THE EXERCISE: Read through the data and report every line in which the word "with" occurs.

— START OF GIVEN MATERIAL —

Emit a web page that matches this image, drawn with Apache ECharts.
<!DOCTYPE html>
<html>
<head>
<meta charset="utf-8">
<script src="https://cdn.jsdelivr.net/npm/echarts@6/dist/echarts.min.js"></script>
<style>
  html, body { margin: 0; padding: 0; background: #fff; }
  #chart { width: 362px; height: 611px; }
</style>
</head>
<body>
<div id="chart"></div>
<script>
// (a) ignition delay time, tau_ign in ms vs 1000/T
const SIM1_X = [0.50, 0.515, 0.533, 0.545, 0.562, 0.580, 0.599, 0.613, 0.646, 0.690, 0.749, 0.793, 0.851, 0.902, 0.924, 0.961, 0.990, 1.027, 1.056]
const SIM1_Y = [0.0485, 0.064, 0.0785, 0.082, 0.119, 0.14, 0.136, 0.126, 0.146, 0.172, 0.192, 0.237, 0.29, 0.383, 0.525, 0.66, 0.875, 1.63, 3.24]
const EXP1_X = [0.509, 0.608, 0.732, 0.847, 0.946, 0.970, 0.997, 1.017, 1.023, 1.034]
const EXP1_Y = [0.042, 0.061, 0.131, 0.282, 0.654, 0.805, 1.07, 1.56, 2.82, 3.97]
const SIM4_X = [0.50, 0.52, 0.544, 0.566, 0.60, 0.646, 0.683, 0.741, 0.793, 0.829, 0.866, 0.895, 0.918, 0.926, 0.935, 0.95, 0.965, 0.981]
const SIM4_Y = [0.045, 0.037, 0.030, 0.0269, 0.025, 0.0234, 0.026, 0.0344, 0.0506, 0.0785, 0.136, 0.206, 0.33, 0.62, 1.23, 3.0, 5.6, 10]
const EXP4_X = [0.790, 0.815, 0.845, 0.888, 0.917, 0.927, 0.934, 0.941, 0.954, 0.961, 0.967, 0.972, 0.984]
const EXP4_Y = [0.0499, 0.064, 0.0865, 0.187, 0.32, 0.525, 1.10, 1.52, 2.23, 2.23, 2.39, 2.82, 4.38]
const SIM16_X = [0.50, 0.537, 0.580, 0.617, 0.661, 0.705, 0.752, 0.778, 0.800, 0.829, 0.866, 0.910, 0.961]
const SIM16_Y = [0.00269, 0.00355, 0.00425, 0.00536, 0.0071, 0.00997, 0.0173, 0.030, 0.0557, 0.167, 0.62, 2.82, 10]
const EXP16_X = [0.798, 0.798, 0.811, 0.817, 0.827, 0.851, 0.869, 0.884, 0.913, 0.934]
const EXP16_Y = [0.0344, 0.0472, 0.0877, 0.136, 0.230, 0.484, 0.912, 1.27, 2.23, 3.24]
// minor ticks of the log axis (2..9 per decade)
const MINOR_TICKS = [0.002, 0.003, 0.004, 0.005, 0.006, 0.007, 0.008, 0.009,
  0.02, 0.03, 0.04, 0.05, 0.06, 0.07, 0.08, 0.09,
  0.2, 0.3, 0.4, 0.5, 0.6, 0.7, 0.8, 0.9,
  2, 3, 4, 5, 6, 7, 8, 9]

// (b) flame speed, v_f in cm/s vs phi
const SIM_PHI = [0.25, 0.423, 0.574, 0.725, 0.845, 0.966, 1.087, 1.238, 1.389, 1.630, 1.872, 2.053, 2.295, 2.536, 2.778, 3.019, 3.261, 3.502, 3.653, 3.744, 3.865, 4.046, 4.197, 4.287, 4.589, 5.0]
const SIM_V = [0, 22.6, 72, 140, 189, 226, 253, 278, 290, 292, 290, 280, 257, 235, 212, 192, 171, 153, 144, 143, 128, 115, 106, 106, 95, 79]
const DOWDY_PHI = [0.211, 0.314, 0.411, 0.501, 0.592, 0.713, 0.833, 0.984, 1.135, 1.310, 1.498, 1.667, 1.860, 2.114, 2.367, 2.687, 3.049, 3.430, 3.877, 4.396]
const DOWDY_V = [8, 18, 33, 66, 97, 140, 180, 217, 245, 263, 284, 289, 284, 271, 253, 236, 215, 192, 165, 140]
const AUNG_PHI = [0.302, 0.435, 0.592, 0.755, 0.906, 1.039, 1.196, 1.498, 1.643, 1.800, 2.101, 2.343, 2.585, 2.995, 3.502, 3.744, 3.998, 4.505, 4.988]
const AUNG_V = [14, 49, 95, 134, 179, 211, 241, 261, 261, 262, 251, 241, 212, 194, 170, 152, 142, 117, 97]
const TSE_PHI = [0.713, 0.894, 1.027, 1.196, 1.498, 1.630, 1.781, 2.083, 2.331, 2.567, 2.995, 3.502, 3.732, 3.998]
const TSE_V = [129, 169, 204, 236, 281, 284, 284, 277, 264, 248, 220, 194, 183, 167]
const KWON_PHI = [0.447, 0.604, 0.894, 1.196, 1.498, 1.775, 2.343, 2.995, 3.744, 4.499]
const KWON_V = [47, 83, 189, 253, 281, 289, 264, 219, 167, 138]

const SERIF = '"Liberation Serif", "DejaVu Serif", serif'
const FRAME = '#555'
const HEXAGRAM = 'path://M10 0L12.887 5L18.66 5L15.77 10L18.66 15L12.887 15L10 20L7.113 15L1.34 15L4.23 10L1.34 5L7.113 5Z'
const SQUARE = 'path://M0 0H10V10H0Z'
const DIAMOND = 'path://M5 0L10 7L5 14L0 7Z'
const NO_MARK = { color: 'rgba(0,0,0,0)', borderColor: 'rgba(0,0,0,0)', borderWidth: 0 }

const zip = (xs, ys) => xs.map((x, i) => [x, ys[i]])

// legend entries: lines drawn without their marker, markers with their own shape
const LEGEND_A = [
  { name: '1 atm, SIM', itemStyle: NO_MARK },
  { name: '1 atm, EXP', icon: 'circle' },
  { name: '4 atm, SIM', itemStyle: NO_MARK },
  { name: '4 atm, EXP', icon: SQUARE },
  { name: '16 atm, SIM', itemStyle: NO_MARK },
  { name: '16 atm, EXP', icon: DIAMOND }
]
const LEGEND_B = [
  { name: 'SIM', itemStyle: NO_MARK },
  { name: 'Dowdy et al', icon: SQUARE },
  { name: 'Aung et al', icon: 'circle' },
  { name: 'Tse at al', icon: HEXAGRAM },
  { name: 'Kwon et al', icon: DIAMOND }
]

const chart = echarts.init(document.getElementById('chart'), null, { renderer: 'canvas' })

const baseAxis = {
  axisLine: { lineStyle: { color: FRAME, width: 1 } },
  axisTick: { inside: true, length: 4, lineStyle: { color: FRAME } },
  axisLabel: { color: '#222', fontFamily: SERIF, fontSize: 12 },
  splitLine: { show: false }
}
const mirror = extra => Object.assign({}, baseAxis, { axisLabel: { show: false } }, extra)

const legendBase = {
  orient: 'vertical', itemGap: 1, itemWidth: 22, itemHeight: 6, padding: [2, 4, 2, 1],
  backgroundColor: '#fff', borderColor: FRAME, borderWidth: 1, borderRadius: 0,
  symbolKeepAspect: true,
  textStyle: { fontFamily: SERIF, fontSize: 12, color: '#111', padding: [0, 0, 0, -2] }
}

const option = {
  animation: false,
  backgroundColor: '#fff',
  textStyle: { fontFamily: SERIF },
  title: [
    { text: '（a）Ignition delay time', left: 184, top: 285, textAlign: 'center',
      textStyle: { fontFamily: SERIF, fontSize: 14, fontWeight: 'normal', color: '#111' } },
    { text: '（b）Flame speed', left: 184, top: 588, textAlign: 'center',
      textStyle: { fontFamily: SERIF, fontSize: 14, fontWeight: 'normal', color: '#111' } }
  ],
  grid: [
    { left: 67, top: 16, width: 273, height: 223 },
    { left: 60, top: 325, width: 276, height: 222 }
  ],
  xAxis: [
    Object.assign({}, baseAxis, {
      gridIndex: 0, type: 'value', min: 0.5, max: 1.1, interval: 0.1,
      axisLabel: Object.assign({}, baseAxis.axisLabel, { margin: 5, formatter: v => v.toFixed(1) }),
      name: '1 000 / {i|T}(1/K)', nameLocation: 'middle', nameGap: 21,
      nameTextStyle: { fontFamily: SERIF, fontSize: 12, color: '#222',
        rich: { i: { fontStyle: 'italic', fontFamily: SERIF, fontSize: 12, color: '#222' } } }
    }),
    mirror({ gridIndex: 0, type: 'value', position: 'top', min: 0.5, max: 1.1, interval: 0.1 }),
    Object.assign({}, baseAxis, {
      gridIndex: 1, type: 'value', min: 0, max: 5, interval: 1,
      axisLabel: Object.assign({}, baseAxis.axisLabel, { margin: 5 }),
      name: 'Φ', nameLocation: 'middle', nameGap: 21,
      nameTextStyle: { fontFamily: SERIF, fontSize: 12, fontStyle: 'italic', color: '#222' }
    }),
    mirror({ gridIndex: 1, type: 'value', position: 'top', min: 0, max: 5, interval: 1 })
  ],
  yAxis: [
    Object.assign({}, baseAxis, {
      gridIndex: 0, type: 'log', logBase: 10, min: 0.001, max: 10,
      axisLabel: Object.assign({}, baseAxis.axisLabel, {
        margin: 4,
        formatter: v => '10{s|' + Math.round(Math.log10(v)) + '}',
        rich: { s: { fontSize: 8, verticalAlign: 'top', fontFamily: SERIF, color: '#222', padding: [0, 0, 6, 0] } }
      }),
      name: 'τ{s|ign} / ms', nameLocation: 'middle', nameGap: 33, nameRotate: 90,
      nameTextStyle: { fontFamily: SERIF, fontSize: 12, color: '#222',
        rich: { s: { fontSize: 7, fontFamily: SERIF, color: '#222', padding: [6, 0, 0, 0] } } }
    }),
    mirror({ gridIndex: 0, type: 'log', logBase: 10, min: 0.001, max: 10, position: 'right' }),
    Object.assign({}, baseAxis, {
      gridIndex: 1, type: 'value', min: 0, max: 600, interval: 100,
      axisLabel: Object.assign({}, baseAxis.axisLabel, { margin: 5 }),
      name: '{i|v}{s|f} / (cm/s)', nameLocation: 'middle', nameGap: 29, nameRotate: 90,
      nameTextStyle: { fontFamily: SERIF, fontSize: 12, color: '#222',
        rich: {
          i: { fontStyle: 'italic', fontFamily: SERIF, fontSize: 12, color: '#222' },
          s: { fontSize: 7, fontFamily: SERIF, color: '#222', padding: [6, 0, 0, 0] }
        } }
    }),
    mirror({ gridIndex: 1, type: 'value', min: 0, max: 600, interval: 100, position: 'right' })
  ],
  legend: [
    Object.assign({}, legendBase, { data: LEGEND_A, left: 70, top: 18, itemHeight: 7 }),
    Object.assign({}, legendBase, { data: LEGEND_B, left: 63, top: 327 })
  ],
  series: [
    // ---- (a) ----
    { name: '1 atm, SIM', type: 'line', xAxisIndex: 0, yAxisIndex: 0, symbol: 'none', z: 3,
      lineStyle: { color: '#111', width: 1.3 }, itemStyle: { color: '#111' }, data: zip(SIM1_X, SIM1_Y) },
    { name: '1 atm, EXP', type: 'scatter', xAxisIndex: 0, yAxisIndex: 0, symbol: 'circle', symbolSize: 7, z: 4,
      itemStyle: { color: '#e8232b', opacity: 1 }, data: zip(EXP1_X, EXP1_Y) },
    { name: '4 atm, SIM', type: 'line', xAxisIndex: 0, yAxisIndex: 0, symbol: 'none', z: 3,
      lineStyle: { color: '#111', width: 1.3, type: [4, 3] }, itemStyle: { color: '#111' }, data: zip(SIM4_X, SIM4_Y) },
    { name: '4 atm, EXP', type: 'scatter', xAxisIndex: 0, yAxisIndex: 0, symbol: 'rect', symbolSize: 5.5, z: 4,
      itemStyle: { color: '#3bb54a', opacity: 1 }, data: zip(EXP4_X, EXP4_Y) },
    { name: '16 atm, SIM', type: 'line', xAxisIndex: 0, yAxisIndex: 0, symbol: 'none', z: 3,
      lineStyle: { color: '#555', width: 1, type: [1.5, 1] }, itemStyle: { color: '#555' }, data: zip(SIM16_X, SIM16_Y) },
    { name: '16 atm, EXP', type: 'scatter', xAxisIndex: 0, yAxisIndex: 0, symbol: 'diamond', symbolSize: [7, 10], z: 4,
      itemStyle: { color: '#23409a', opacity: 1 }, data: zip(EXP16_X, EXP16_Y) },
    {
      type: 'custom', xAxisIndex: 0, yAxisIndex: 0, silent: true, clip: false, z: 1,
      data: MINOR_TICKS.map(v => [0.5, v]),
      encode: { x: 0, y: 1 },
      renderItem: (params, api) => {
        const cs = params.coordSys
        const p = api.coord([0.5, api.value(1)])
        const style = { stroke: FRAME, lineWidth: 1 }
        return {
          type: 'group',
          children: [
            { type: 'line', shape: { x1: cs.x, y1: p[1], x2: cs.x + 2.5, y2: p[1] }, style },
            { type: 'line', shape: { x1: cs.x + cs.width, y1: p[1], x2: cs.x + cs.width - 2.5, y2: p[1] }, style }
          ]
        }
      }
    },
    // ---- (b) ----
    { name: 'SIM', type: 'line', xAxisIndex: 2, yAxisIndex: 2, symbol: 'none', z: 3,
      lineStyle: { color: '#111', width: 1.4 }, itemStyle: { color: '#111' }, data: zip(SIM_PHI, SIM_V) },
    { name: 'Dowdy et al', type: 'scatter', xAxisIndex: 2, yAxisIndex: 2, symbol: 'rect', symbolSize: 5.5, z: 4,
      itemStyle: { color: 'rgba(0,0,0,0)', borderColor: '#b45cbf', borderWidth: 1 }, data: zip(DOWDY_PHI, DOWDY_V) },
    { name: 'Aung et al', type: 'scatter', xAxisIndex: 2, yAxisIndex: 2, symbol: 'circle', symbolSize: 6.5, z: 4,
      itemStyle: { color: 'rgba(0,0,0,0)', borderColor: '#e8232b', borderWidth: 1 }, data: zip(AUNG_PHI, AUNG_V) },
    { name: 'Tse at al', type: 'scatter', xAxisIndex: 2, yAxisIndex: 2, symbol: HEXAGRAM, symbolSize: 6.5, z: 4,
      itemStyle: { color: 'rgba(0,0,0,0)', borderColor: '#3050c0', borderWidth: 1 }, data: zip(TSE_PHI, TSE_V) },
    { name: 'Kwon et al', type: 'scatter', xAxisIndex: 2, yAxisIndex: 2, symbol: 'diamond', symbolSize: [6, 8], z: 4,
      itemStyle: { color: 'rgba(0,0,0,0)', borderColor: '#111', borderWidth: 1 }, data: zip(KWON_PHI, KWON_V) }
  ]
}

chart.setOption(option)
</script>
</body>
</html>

— END OF GIVEN MATERIAL —

ANSWER TO THIS EXERCISE:
Emit a web page that matches this image, drawn with Apache ECharts.
// legend entries: lines drawn without their marker, markers with their own shape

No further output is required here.